Emit the data below verbatim, stripping out any pictures.

>> Start DATASET EXCERPT

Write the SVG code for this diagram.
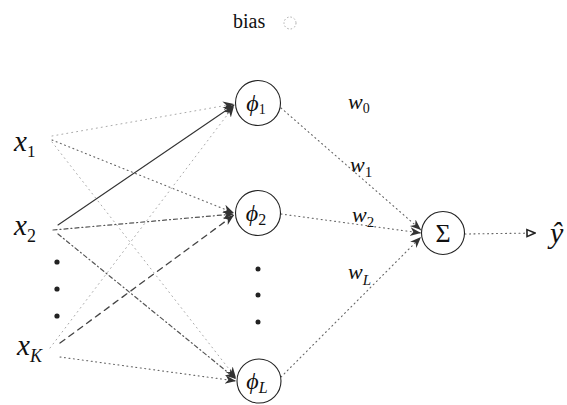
<svg xmlns="http://www.w3.org/2000/svg" width="567" height="405" viewBox="0 0 567 405">
<defs>
<style>
text{font-family:'Liberation Serif','Times New Roman',serif;fill:#111}
.i{font-style:italic}
.node{fill:#fff;stroke:#222;stroke-width:1.1}
.c{fill:none;stroke-linecap:round}
.dot{stroke:#666;stroke-width:1.1;stroke-dasharray:1 3.5}
.faint{stroke:#aaa;stroke-width:1;stroke-dasharray:1 4}
.dd{stroke:#555;stroke-width:1.2;stroke-dasharray:4 3 1 3}
.dash{stroke:#444;stroke-width:1.3;stroke-dasharray:6 5}
.solid{stroke:#333;stroke-width:1.1}
</style>
<marker id="ah" viewBox="0 0 10 10" refX="10" refY="5" markerWidth="11" markerHeight="11" markerUnits="userSpaceOnUse" orient="auto">
<path d="M0,1 L10,5 L0,9 L3,5 Z" fill="#333"/>
</marker>
<marker id="ao" viewBox="0 0 10 10" refX="10" refY="5" markerWidth="10" markerHeight="10" markerUnits="userSpaceOnUse" orient="auto">
<path d="M1,1.5 L9,5 L1,8.5 Z" fill="#fff" stroke="#222" stroke-width="1.6"/>
</marker>
</defs>
<rect width="567" height="405" fill="#fff"/>
<g id="connectors">
<line class="c faint" x1="52" y1="136" x2="234" y2="104" marker-end="url(#ah)"/>
<line class="c dot" x1="52" y1="140" x2="234" y2="213" marker-end="url(#ah)"/>
<line class="c faint" x1="52" y1="142" x2="236" y2="378" marker-end="url(#ah)"/>
<line class="c solid" x1="58" y1="225" x2="234" y2="105" marker-end="url(#ah)"/>
<line class="c dd" x1="53" y1="230" x2="234" y2="214" marker-end="url(#ah)"/>
<line class="c dd" x1="58" y1="234" x2="236" y2="379" marker-end="url(#ah)"/>
<line class="c faint" x1="50" y1="348" x2="234" y2="106" marker-end="url(#ah)"/>
<line class="c dash" x1="60" y1="343" x2="234" y2="215" marker-end="url(#ah)"/>
<line class="c dot" x1="60" y1="357" x2="236" y2="381" marker-end="url(#ah)"/>
<line class="c dot" x1="281" y1="108" x2="421" y2="230" marker-end="url(#ah)"/>
<line class="c dot" x1="281" y1="214" x2="421" y2="233" marker-end="url(#ah)"/>
<line class="c dot" x1="281" y1="377" x2="421" y2="237" marker-end="url(#ah)"/>
<line class="c dot" x1="465" y1="234" x2="536" y2="233" marker-end="url(#ao)"/>
</g>
<g id="bias">
<text x="233" y="28" font-size="20">bias</text>
<circle cx="290" cy="23" r="6" fill="none" stroke="#aaa" stroke-width="1" stroke-dasharray="1.5 2"/>
</g>
<g id="x1"><text class="i" x="14" y="151" font-size="29">x<tspan font-size="17" dy="6" font-style="normal">1</tspan></text></g>
<g id="x2"><text class="i" x="14" y="235" font-size="29">x<tspan font-size="18" dy="7" font-style="normal">2</tspan></text></g>
<g id="xK"><text class="i" x="17" y="355" font-size="29">x<tspan font-size="18" dy="7">K</tspan></text></g>
<g id="input-dots" fill="#222">
<circle cx="57" cy="262" r="2.6"/><circle cx="57" cy="289" r="2.6"/><circle cx="57" cy="316" r="2.6"/>
</g>
<g id="phi1"><circle class="node" cx="258" cy="103" r="22.5"/><text class="i" x="256" y="111" font-size="24" text-anchor="middle">ϕ<tspan font-size="14" dy="3" font-style="normal">1</tspan></text></g>
<g id="phi2"><circle class="node" cx="258" cy="213" r="22.5"/><text class="i" x="256" y="221" font-size="24" text-anchor="middle">ϕ<tspan font-size="16" dy="4" font-style="normal">2</tspan></text></g>
<g id="hidden-dots" fill="#222">
<circle cx="258" cy="269" r="2.5"/><circle cx="258" cy="295" r="2.5"/><circle cx="258" cy="322" r="2.5"/>
</g>
<g id="phiL"><circle class="node" cx="259" cy="381" r="22"/><text class="i" x="257" y="389" font-size="24" text-anchor="middle">ϕ<tspan font-size="16" dy="4">L</tspan></text></g>
<g id="sum"><circle class="node" cx="443" cy="233" r="21.5"/><text x="443" y="242" font-size="26" text-anchor="middle">Σ</text></g>
<g id="weights">
<text class="i" x="348" y="109" font-size="22">w<tspan font-size="14" dy="4" font-style="normal">0</tspan></text>
<text class="i" x="350" y="172" font-size="22">w<tspan font-size="15" dy="5" font-style="normal">1</tspan></text>
<text class="i" x="352" y="222" font-size="22">w<tspan font-size="15" dy="5" font-style="normal">2</tspan></text>
<text class="i" x="348" y="279" font-size="22">w<tspan font-size="15" dy="6">L</tspan></text>
</g>
<g id="yhat"><text class="i" x="550" y="243" font-size="30">ŷ</text></g>
</svg>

>> End DATASET EXCERPT

**WRITTEN RESPONSE**
Write the SVG code for this diagram.
<svg xmlns="http://www.w3.org/2000/svg" width="567" height="405" viewBox="0 0 567 405">
<defs>
<style>
text{font-family:'Liberation Serif','Times New Roman',serif;fill:#111}
.i{font-style:italic}
.node{fill:#fff;stroke:#222;stroke-width:1.1}
.c{fill:none;stroke-linecap:round}
.dot{stroke:#666;stroke-width:1.1;stroke-dasharray:1 3.5}
.faint{stroke:#aaa;stroke-width:1;stroke-dasharray:1 4}
.dd{stroke:#555;stroke-width:1.2;stroke-dasharray:4 3 1 3}
.dash{stroke:#444;stroke-width:1.3;stroke-dasharray:6 5}
.solid{stroke:#333;stroke-width:1.1}
</style>
<marker id="ah" viewBox="0 0 10 10" refX="10" refY="5" markerWidth="11" markerHeight="11" markerUnits="userSpaceOnUse" orient="auto">
<path d="M0,1 L10,5 L0,9 L3,5 Z" fill="#333"/>
</marker>
<marker id="ao" viewBox="0 0 10 10" refX="10" refY="5" markerWidth="10" markerHeight="10" markerUnits="userSpaceOnUse" orient="auto">
<path d="M1,1.5 L9,5 L1,8.5 Z" fill="#fff" stroke="#222" stroke-width="1.6"/>
</marker>
</defs>
<rect width="567" height="405" fill="#fff"/>
<g id="connectors">
<line class="c faint" x1="52" y1="136" x2="234" y2="104" marker-end="url(#ah)"/>
<line class="c dot" x1="52" y1="140" x2="234" y2="213" marker-end="url(#ah)"/>
<line class="c faint" x1="52" y1="142" x2="236" y2="378" marker-end="url(#ah)"/>
<line class="c solid" x1="58" y1="225" x2="234" y2="105" marker-end="url(#ah)"/>
<line class="c dd" x1="53" y1="230" x2="234" y2="214" marker-end="url(#ah)"/>
<line class="c dd" x1="58" y1="234" x2="236" y2="379" marker-end="url(#ah)"/>
<line class="c faint" x1="50" y1="348" x2="234" y2="106" marker-end="url(#ah)"/>
<line class="c dash" x1="60" y1="343" x2="234" y2="215" marker-end="url(#ah)"/>
<line class="c dot" x1="60" y1="357" x2="236" y2="381" marker-end="url(#ah)"/>
<line class="c dot" x1="281" y1="108" x2="421" y2="230" marker-end="url(#ah)"/>
<line class="c dot" x1="281" y1="214" x2="421" y2="233" marker-end="url(#ah)"/>
<line class="c dot" x1="281" y1="377" x2="421" y2="237" marker-end="url(#ah)"/>
<line class="c dot" x1="465" y1="234" x2="536" y2="233" marker-end="url(#ao)"/>
</g>
<g id="bias">
<text x="233" y="28" font-size="20">bias</text>
<circle cx="290" cy="23" r="6" fill="none" stroke="#aaa" stroke-width="1" stroke-dasharray="1.5 2"/>
</g>
<g id="x1"><text class="i" x="14" y="151" font-size="29">x<tspan font-size="17" dy="6" font-style="normal">1</tspan></text></g>
<g id="x2"><text class="i" x="14" y="235" font-size="29">x<tspan font-size="18" dy="7" font-style="normal">2</tspan></text></g>
<g id="xK"><text class="i" x="17" y="355" font-size="29">x<tspan font-size="18" dy="7">K</tspan></text></g>
<g id="input-dots" fill="#222">
<circle cx="57" cy="262" r="2.6"/><circle cx="57" cy="289" r="2.6"/><circle cx="57" cy="316" r="2.6"/>
</g>
<g id="phi1"><circle class="node" cx="258" cy="103" r="22.5"/><text class="i" x="256" y="111" font-size="24" text-anchor="middle">ϕ<tspan font-size="14" dy="3" font-style="normal">1</tspan></text></g>
<g id="phi2"><circle class="node" cx="258" cy="213" r="22.5"/><text class="i" x="256" y="221" font-size="24" text-anchor="middle">ϕ<tspan font-size="16" dy="4" font-style="normal">2</tspan></text></g>
<g id="hidden-dots" fill="#222">
<circle cx="258" cy="269" r="2.5"/><circle cx="258" cy="295" r="2.5"/><circle cx="258" cy="322" r="2.5"/>
</g>
<g id="phiL"><circle class="node" cx="259" cy="381" r="22"/><text class="i" x="257" y="389" font-size="24" text-anchor="middle">ϕ<tspan font-size="16" dy="4">L</tspan></text></g>
<g id="sum"><circle class="node" cx="443" cy="233" r="21.5"/><text x="443" y="242" font-size="26" text-anchor="middle">Σ</text></g>
<g id="weights">
<text class="i" x="348" y="109" font-size="22">w<tspan font-size="14" dy="4" font-style="normal">0</tspan></text>
<text class="i" x="350" y="172" font-size="22">w<tspan font-size="15" dy="5" font-style="normal">1</tspan></text>
<text class="i" x="352" y="222" font-size="22">w<tspan font-size="15" dy="5" font-style="normal">2</tspan></text>
<text class="i" x="348" y="279" font-size="22">w<tspan font-size="15" dy="6">L</tspan></text>
</g>
<g id="yhat"><text class="i" x="550" y="243" font-size="30">ŷ</text></g>
</svg>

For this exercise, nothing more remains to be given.